Given material =>
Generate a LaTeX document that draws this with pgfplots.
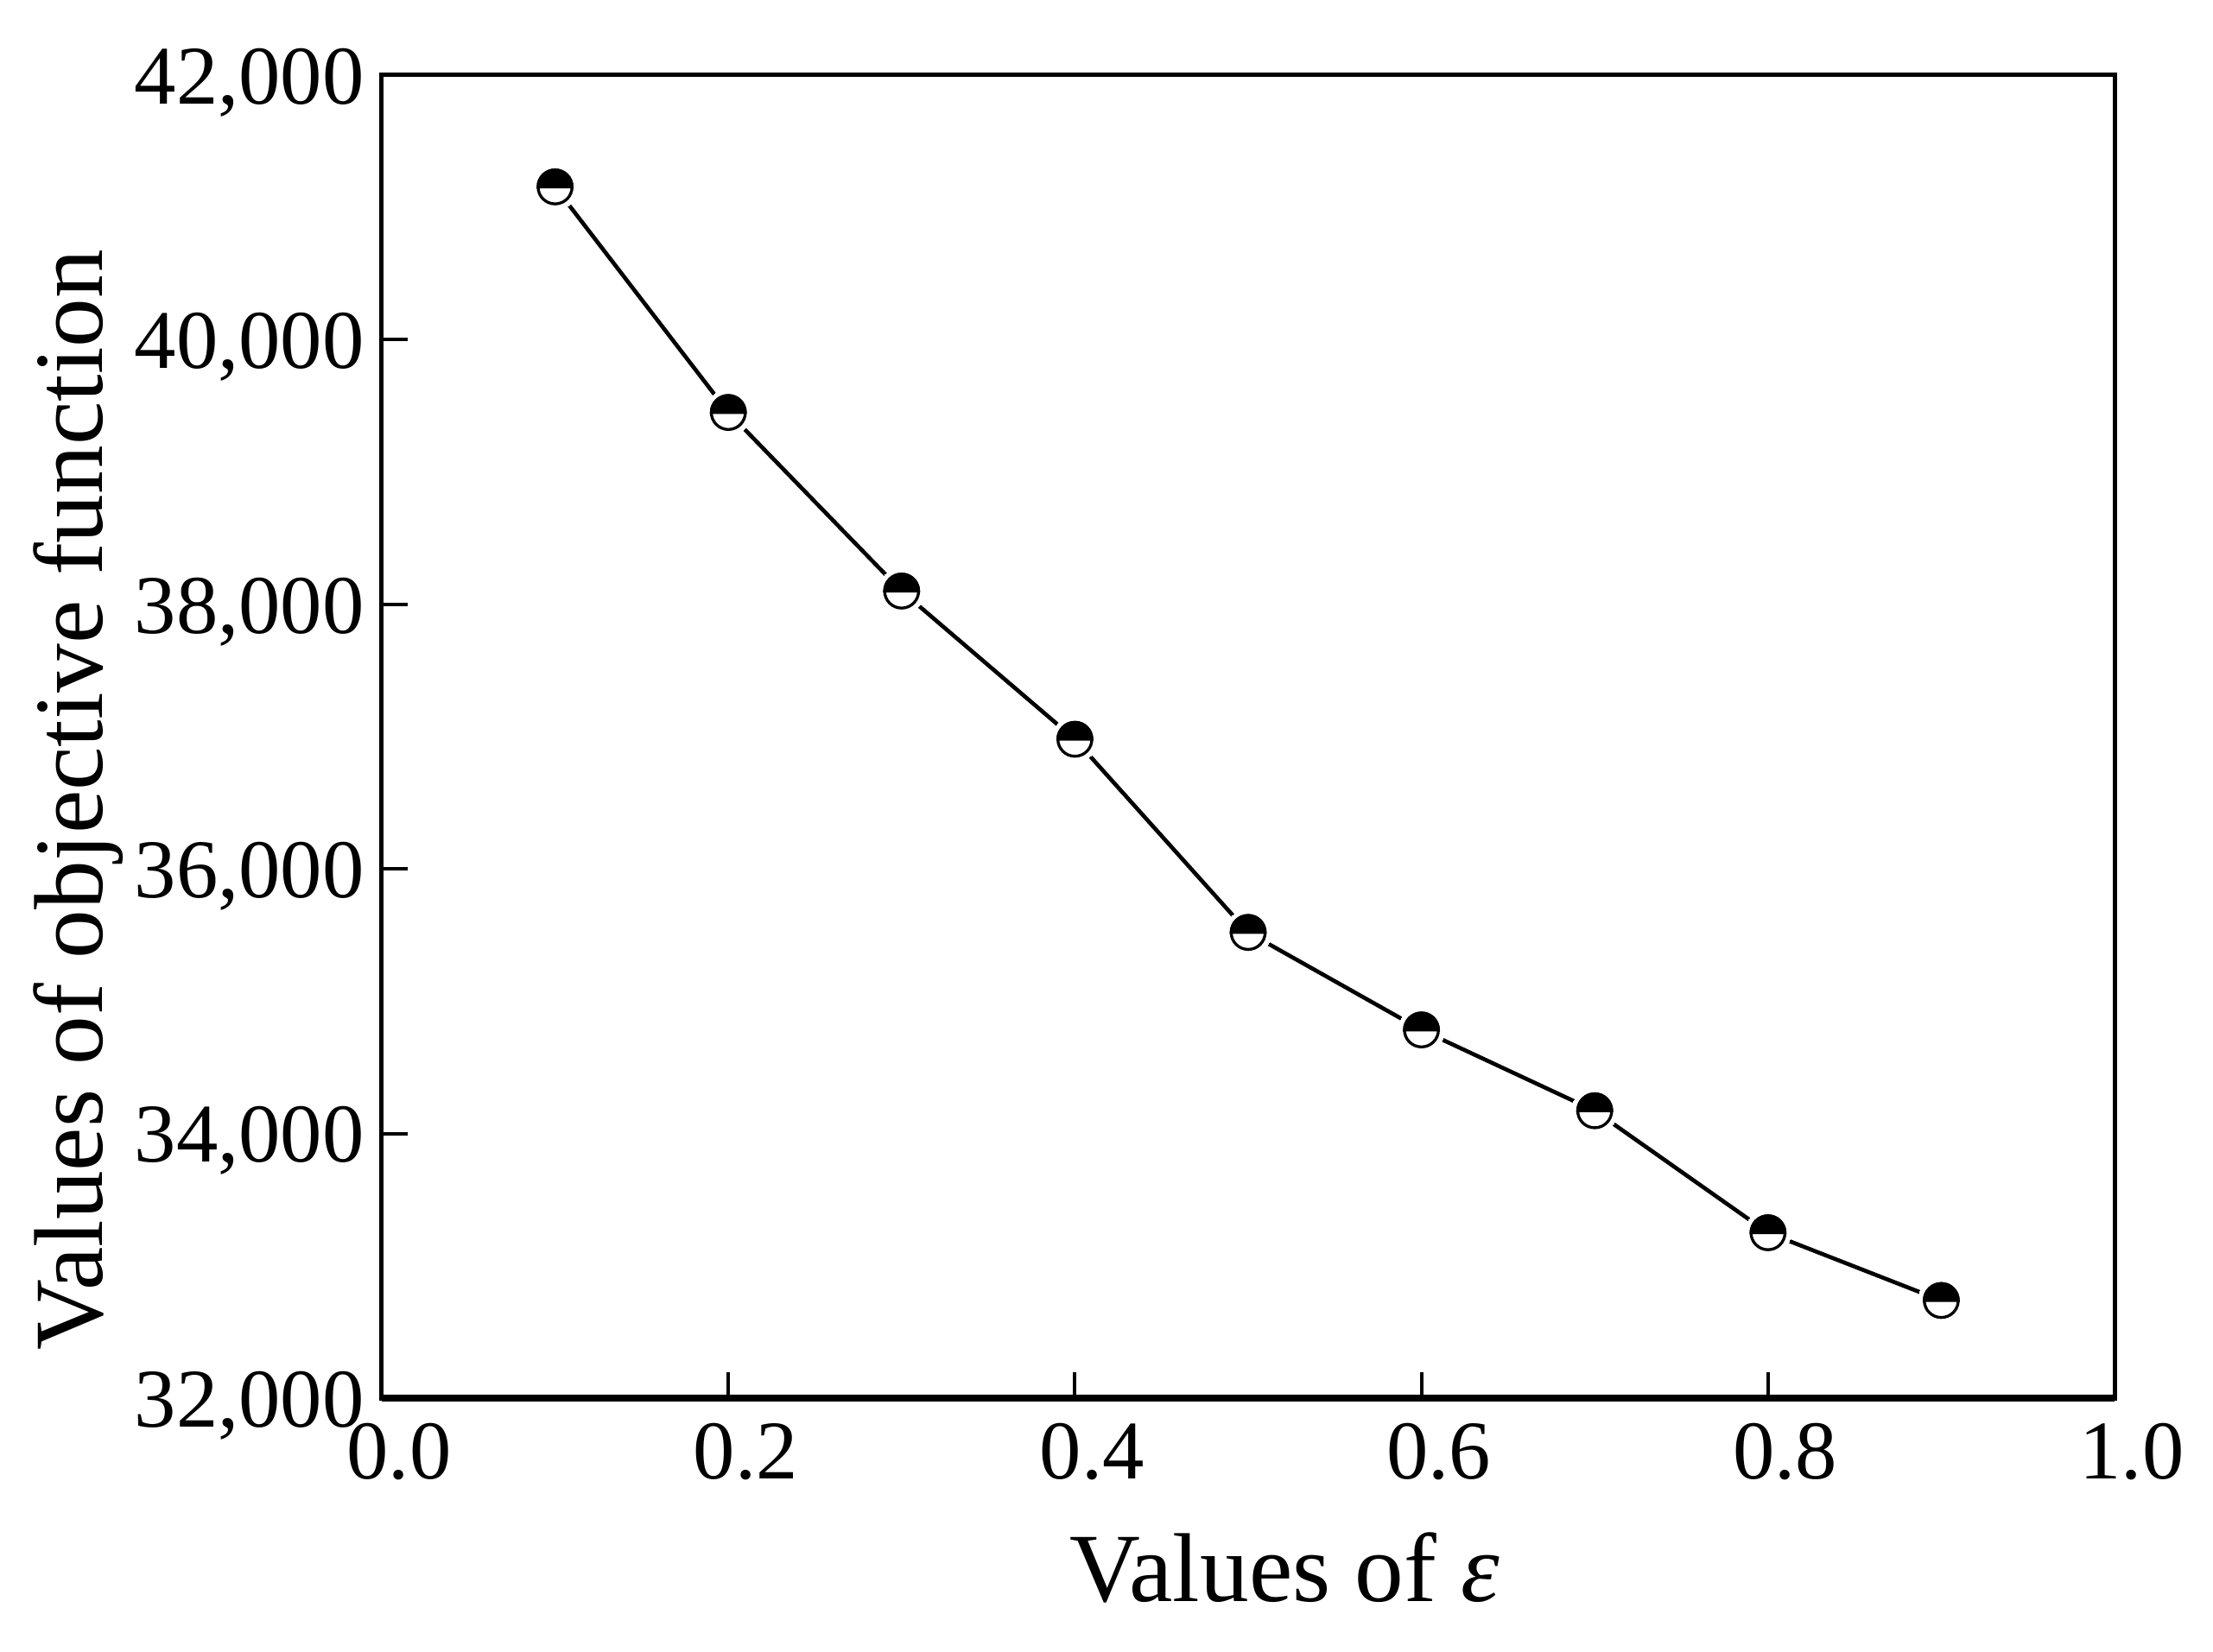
\documentclass[border=0pt]{standalone}
\usepackage{fontspec}
\setmainfont{Liberation Serif}
\usepackage{pgfplots}
\pgfplotsset{compat=1.18}
\pgfdeclareplotmark{halfblack}{%
  \pgfpathcircle{\pgfpointorigin}{\pgfplotmarksize}%
  \pgfsetfillcolor{white}%
  \pgfusepathqfillstroke
  \pgfpathmoveto{\pgfqpoint{\pgfplotmarksize}{0pt}}%
  \pgfpatharc{0}{180}{\pgfplotmarksize}%
  \pgfpathclose
  \pgfsetfillcolor{black}%
  \pgfusepathqfillstroke
}
\begin{document}
\begin{tikzpicture}
\path[use as bounding box] (-66.3pt,-43.95pt) rectangle (318pt,242.85pt);
\begin{axis}[
  at={(0pt,0pt)}, anchor=south west,
  scale only axis,
  width=300.9pt, height=229.8pt,
  xmin=0, xmax=1, ymin=32000, ymax=42000,
  scaled y ticks=false, scaled x ticks=false,
  xtick={0,0.2,0.4,0.6,0.8,1.0},
  xticklabels={0.0,0.2,0.4,0.6,0.8,1.0},
  ytick={32000,34000,36000,38000,40000,42000},
  yticklabels={{32,000},{34,000},{36,000},{38,000},{40,000},{42,000}},
  xtick pos=bottom, ytick pos=left,
  tick align=inside,
  major tick length=4.5pt,
  minor tick num=0,
  every tick/.style={black, line width=0.6pt},
  axis line style={black, line width=0.75pt},
  tick label style={font=\fontsize{14.5pt}{16pt}\selectfont},
  xticklabel style={anchor=north, inner sep=0pt, yshift=-4.2pt, xshift=3pt},
  yticklabel style={anchor=base east, inner sep=0pt, xshift=-2.85pt, yshift=-5pt},
  label style={font=\fontsize{17pt}{20pt}\selectfont},
  xlabel={Values of \textit{ε}},
  ylabel={Values of objective function},
  xlabel style={at={(axis description cs:0.521,-0.154)}, anchor=base},
  ylabel style={at={(axis description cs:-0.1615,0.452)}, anchor=base},
  clip=false,
]
\draw[line width=1.15pt, black] (rel axis cs:0,0) -- (rel axis cs:1,0);
\addplot[black, line width=0.7pt, no markers] coordinates {
  (0.1,41155) (0.2,39450) (0.3,38100) (0.4,36980) (0.5,35520)
  (0.6,34783) (0.7,34172) (0.8,33250) (0.9,32738)
};
\addplot[white, only marks, mark=*, mark size=4.0pt, mark options={draw=white, fill=white, line width=0pt}] coordinates {
  (0.1,41155) (0.2,39450) (0.3,38100) (0.4,36980) (0.5,35520)
  (0.6,34783) (0.7,34172) (0.8,33250) (0.9,32738)
};
\addplot[black, only marks, mark=halfblack, mark size=2.95pt, mark options={draw=black, line width=0.5pt}] coordinates {
  (0.1,41155) (0.2,39450) (0.3,38100) (0.4,36980) (0.5,35520)
  (0.6,34783) (0.7,34172) (0.8,33250) (0.9,32738)
};
\end{axis}
\end{tikzpicture}
\end{document}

Written task => Without the pictures, repeat the listing above exactly.

Solved exercise =>
Generate a LaTeX document that draws this with pgfplots.
\documentclass[border=0pt]{standalone}
\usepackage{fontspec}
\setmainfont{Liberation Serif}
\usepackage{pgfplots}
\pgfplotsset{compat=1.18}
\pgfdeclareplotmark{halfblack}{%
  \pgfpathcircle{\pgfpointorigin}{\pgfplotmarksize}%
  \pgfsetfillcolor{white}%
  \pgfusepathqfillstroke
  \pgfpathmoveto{\pgfqpoint{\pgfplotmarksize}{0pt}}%
  \pgfpatharc{0}{180}{\pgfplotmarksize}%
  \pgfpathclose
  \pgfsetfillcolor{black}%
  \pgfusepathqfillstroke
}
\begin{document}
\begin{tikzpicture}
\path[use as bounding box] (-66.3pt,-43.95pt) rectangle (318pt,242.85pt);
\begin{axis}[
  at={(0pt,0pt)}, anchor=south west,
  scale only axis,
  width=300.9pt, height=229.8pt,
  xmin=0, xmax=1, ymin=32000, ymax=42000,
  scaled y ticks=false, scaled x ticks=false,
  xtick={0,0.2,0.4,0.6,0.8,1.0},
  xticklabels={0.0,0.2,0.4,0.6,0.8,1.0},
  ytick={32000,34000,36000,38000,40000,42000},
  yticklabels={{32,000},{34,000},{36,000},{38,000},{40,000},{42,000}},
  xtick pos=bottom, ytick pos=left,
  tick align=inside,
  major tick length=4.5pt,
  minor tick num=0,
  every tick/.style={black, line width=0.6pt},
  axis line style={black, line width=0.75pt},
  tick label style={font=\fontsize{14.5pt}{16pt}\selectfont},
  xticklabel style={anchor=north, inner sep=0pt, yshift=-4.2pt, xshift=3pt},
  yticklabel style={anchor=base east, inner sep=0pt, xshift=-2.85pt, yshift=-5pt},
  label style={font=\fontsize{17pt}{20pt}\selectfont},
  xlabel={Values of \textit{ε}},
  ylabel={Values of objective function},
  xlabel style={at={(axis description cs:0.521,-0.154)}, anchor=base},
  ylabel style={at={(axis description cs:-0.1615,0.452)}, anchor=base},
  clip=false,
]
\draw[line width=1.15pt, black] (rel axis cs:0,0) -- (rel axis cs:1,0);
\addplot[black, line width=0.7pt, no markers] coordinates {
  (0.1,41155) (0.2,39450) (0.3,38100) (0.4,36980) (0.5,35520)
  (0.6,34783) (0.7,34172) (0.8,33250) (0.9,32738)
};
\addplot[white, only marks, mark=*, mark size=4.0pt, mark options={draw=white, fill=white, line width=0pt}] coordinates {
  (0.1,41155) (0.2,39450) (0.3,38100) (0.4,36980) (0.5,35520)
  (0.6,34783) (0.7,34172) (0.8,33250) (0.9,32738)
};
\addplot[black, only marks, mark=halfblack, mark size=2.95pt, mark options={draw=black, line width=0.5pt}] coordinates {
  (0.1,41155) (0.2,39450) (0.3,38100) (0.4,36980) (0.5,35520)
  (0.6,34783) (0.7,34172) (0.8,33250) (0.9,32738)
};
\end{axis}
\end{tikzpicture}
\end{document}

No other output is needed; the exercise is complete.